The answer is more nuanced than you might think. While traditional computing absolutely requires some form of fast memory, the boundaries of what's possible are surprisingly flexible. Let's explore the technical realities, practical experiments, and theoretical foundations of computing with minimal or zero RAM.
Before we get into the exotic solutions, let's address the elephant in the room. Every modern operating system has a mechanism for dealing with memory shortages. Windows calls it a pagefile, Linux calls it swap, but the concept remains consistent across platforms.
When your system runs low on physical memory, the operating system implements a contingency plan. It identifies the least recently used pages of memory and writes them to disk, freeing up RAM for more urgent tasks. This process, known as paging or swapping, effectively extends your available memory by using disk space as overflow storage.
The technique dates back to the 1960s, making it one of the oldest tricks in the computing playbook. Atlas, one of the pioneering computer systems at the University of Manchester, introduced virtual memory with paging in 1962. The fundamental problem it solves remains unchanged: memory is expensive and limited, while storage is cheap and plentiful.

However, swap space doesn't actually eliminate the need for RAM. The processor cannot execute instructions directly from disk. Every operation must first be loaded into physical memory, processed, and then potentially swapped back out. The RAM acts as a mandatory staging area for all computation.
To understand the practical implications of memory constraints, let's examine what happens when we reduce available RAM to near nothing. Starting with a modern Linux system, we can use boot parameters to artificially limit available memory.
The initial target was 256 megabytes. Surprisingly, this proved insufficient. The system froze while attempting to allocate the initial ramdisk during boot. This failure is instructive because smaller embedded devices like the LicheeRV Nano operate successfully with exactly this amount, though half is reserved for camera and display drivers. Desktop systems, with their complex initialization sequences and numerous drivers, simply require more overhead.
After multiple attempts and one temporarily unbootable system requiring external intervention, 512 megabytes emerged as the minimum viable configuration. Combined with 4 gigabytes of swap on a SATA SSD, this setup created an environment where nearly all active working memory resided on disk rather than in physical RAM.
The performance implications were severe but predictable. A browser benchmark that simulates typical web usage took dramatically longer to complete. The raw memory access test managed only one transfer operation compared to 55 in the control configuration. Most tellingly, attempting to launch Portal 2 through Steam simply crashed the application before the game could even initialize.

This crash reveals a fundamental limitation of swap-based approaches. Think of swap like a juggler who can only hold one ball at a time while the rest remain in the air. For simple sequential operations, this works adequately.
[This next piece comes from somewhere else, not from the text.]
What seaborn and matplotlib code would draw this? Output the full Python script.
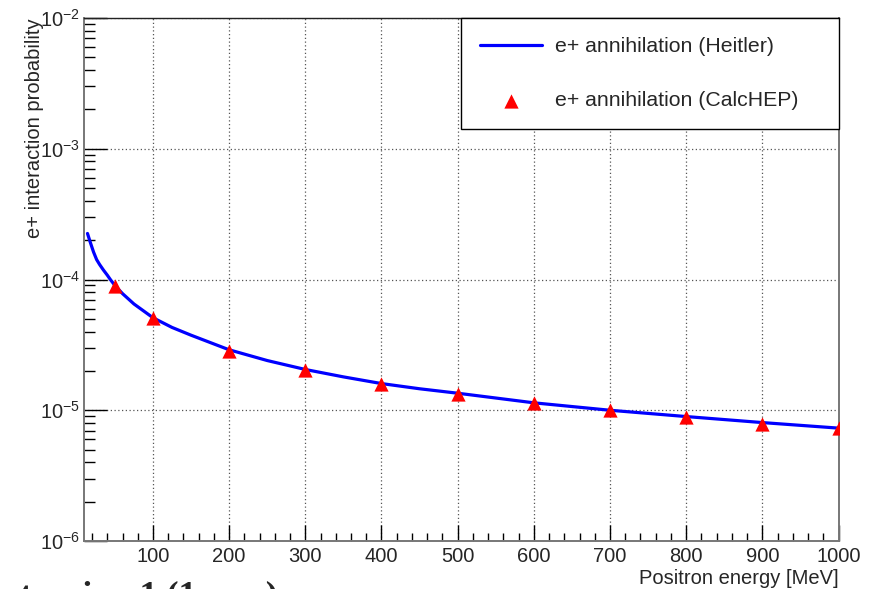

But when a game texture or 3D model requires two balls worth of memory simultaneously, the juggler cannot hold both pieces at once. The processor needs the complete asset loaded into physical memory to operate on it as a whole unit.
Even with faster NVMe storage, this approach hits a performance wall. The latency of disk access, measured in milliseconds, simply cannot compete with RAM access times measured in nanoseconds. That's a difference of six orders of magnitude.
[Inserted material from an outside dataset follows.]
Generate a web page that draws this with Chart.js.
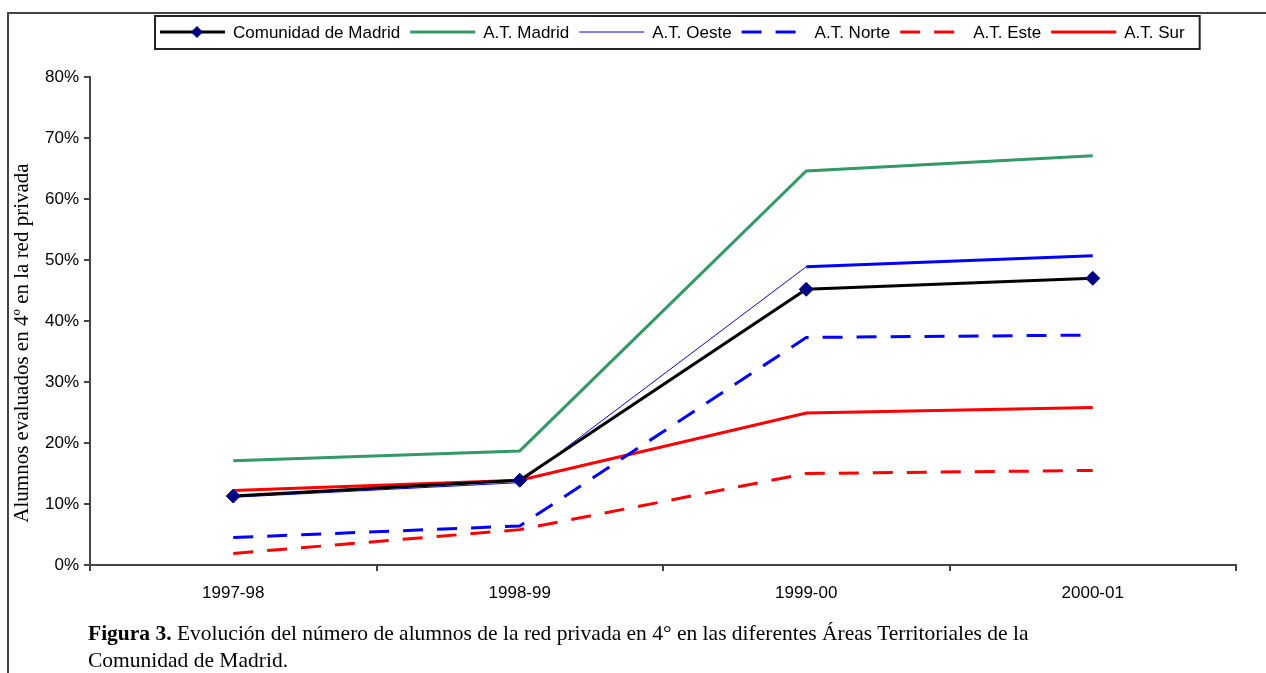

Graphics cards contain their own dedicated memory pools, separate from system RAM. Modern GPUs feature high-bandwidth GDDR6 or even GDDR6X memory, with theoretical bandwidths exceeding 300 gigabytes per second. This vastly outpaces even the fastest consumer SSDs. Could we repurpose this video memory for general computation?
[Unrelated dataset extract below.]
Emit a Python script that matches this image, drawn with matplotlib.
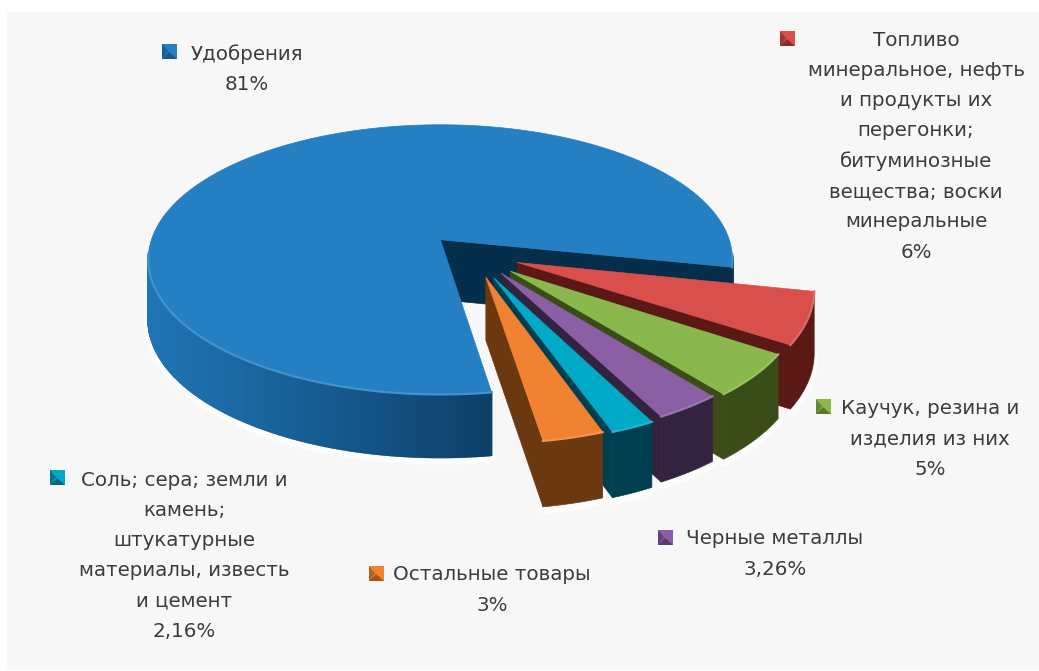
import matplotlib
matplotlib.use("Agg")
import matplotlib.pyplot as plt
from matplotlib.patches import Polygon, Rectangle
import numpy as np

plt.rcParams['font.family'] = ['DejaVu Sans']

# data, largest slice first, going clockwise
categories = ["Удобрения", "Топливо минеральное", "Каучук", "Черные металлы", "Соль", "Остальные товары"]
values = [81, 6, 5, 3.26, 2.16, 3]
label_lines = [
    ["Удобрения", "81%"],
    ["Топливо", "минеральное, нефть", "и продукты их", "перегонки;", "битуминозные", "вещества; воски", "минеральные", "6%"],
    ["Каучук, резина и", "изделия из них", "5%"],
    ["Черные металлы", "3,26%"],
    ["Соль; сера; земли и", "камень;", "штукатурные", "материалы, известь", "и цемент", "2,16%"],
    ["Остальные товары", "3%"],
]
top_colors = ["#2480c2", "#d94f4c", "#8ab84c", "#8a5fa3", "#00a9c6", "#f18231"]
side_colors = ["#0d3f68", "#5a1915", "#3a4d18", "#33233f", "#003f4f", "#6b3810"]
wall_colors = ["#052e4b", "#5a1915", "#3a4d18", "#33233f", "#003f4f", "#6b3810"]
explode = [0.10, 0.215, 0.215, 0.215, 0.215, 0.215]
# the front slices look a bit narrower than the big one
x_scale = [1, 0.985, 0.96, 0.955, 0.95, 0.945]
y_scale = [1, 1, 0.99, 0.98, 0.98, 0.98]
tip_shift = [(0, 0), (-2, 2), (2, 2), (5, -1), (7, 1), (9, -1)]
depth = [60, 62, 62, 62, 62, 62]

# where the labels go: marker x, marker y, text centre x, first line y
label_pos = [
    (162, 44, 247, 54),
    (780, 31, 916, 40),
    (816, 399, 930, 409),
    (658, 530, 775, 539),
    (50, 470, 184, 480),
    (369, 566, 492, 575),
]

# perspective projection of the pie plane, origin at the big slice's tip
X0, Y0 = 440, 240
A, B, K = 289, 132, 0.148
CENTER = (0.07, -0.07)
START = -81.3


def project(u, v, shift=(0, 0), drop=0):
    w = 1 + K * v
    x = X0 + A * u / w + shift[0]
    y = Y0 - B * v / w + shift[1] + drop / w ** 0.3
    return np.column_stack([x, y])


def mix(c1, c2, t):
    return tuple((1 - t) * np.array(matplotlib.colors.to_rgb(c1)) + t * np.array(matplotlib.colors.to_rgb(c2)))


fig = plt.figure(figsize=(10.39, 6.71), dpi=100, facecolor="white")
ax = fig.add_axes([0, 0, 1, 1])
ax.set_xlim(0, 1039)
ax.set_ylim(671, 0)
ax.axis("off")
ax.add_patch(Rectangle((7, 12), 1032, 658, fc="#f7f7f7", ec="none", zorder=0))

# angles go clockwise from the start, blue first
sweep = np.array(values) / sum(values) * 360
ends = START - np.cumsum(sweep)
starts = ends + sweep

z = 2
# blue first, then red to orange so that each covers the wall of the one before
for i in range(len(values)):
    mid = np.radians((starts[i] + ends[i]) / 2)
    cu = CENTER[0] + explode[i] * np.cos(mid)
    cv = CENTER[1] + explode[i] * np.sin(mid)
    t = np.radians(np.linspace(starts[i], ends[i], max(int(sweep[i] * 2), 20)))
    u = cu + x_scale[i] * np.cos(t)
    v = cv + y_scale[i] * np.sin(t)
    s = tip_shift[i]
    near = np.sin(t) < -0.1

    top = project(u, v, s)
    low = project(u, v, s, depth[i])
    tip = project(np.array([cu]), np.array([cv]), s)
    tip_low = project(np.array([cu]), np.array([cv]), s, depth[i])

    # soft white glow under the lower edge
    glow_y = np.where(near, low[:, 1] + 3, np.nan)
    ax.plot(low[:, 0], glow_y, color="white", lw=6, alpha=0.7, zorder=1, solid_capstyle="round")

    # outer side, only the part facing us
    if i == 0:
        for j in range(len(t) - 1):
            if not (near[j] and near[j + 1]):
                continue
            strip = np.vstack([top[j], top[j + 1], low[j + 1], low[j]])
            f = np.clip((strip[:, 0].mean() - 150) / 340, 0, 1)
            c = mix("#1f74b3", side_colors[0], f ** 1.1)
            ax.add_patch(Polygon(strip, fc=c, ec=c, lw=1.2, zorder=z))
    else:
        side = np.vstack([top, low[::-1]])
        ax.add_patch(Polygon(side, fc=side_colors[i], ec=side_colors[i], lw=0.5, zorder=z))
    z += 1

    # wall of the cut on the clockwise end
    wall = np.vstack([tip, top[-1], low[-1], tip_low])
    ax.add_patch(Polygon(wall, fc=wall_colors[i], ec=wall_colors[i], lw=0.5, zorder=z))
    z += 1

    # top face and the light rim on the near side
    face = np.vstack([tip, top])
    ax.add_patch(Polygon(face, fc=top_colors[i], ec=top_colors[i], lw=0.5, zorder=z, joinstyle="round"))
    rim_y = np.where(near, top[:, 1], np.nan)
    ax.plot(top[:, 0], rim_y, color=mix(top_colors[i], "white", 0.14), lw=1.6, zorder=z + 1)
    z += 2

# labels
for i in range(len(values)):
    mx, my, tx, ty = label_pos[i]
    ax.add_patch(Rectangle((mx, my), 15, 15, fc=top_colors[i], ec="none", zorder=z))
    dark = side_colors[i]
    ax.add_patch(Polygon([(mx, my), (mx + 6, my + 7), (mx, my + 15)], fc=dark, ec="none", alpha=0.45, zorder=z + 1))
    ax.add_patch(Polygon([(mx + 15, my + 15), (mx + 7, my + 8), (mx, my + 15)], fc=dark, ec="none", alpha=0.6, zorder=z + 1))
    for n, line in enumerate(label_lines[i]):
        ax.text(tx, ty + n * 30.3, line, ha="center", va="center", fontsize=14.3, color="#3c3c3c", zorder=z)

fig.savefig("out.png", dpi=100)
The OpenCL API provides raw byte-level access to GPU memory, enabling arbitrary read and write operations. A project called vramfs leverages this capability to create a FUSE filesystem backed by video memory. In essence, it translates standard filesystem operations into GPU memory accesses, allowing swap files to reside in VRAM rather than on disk.
The setup process revealed immediate challenges. With system RAM limited to 512 megabytes and 4 gigabytes allocated from a 6GB graphics card, the desktop environment crashed during initialization. The filesystem emulation itself requires substantial memory allocation, creating a chicken-and-egg problem. The system attempts to free memory by killing processes but cannot determine which are critical until it's too late.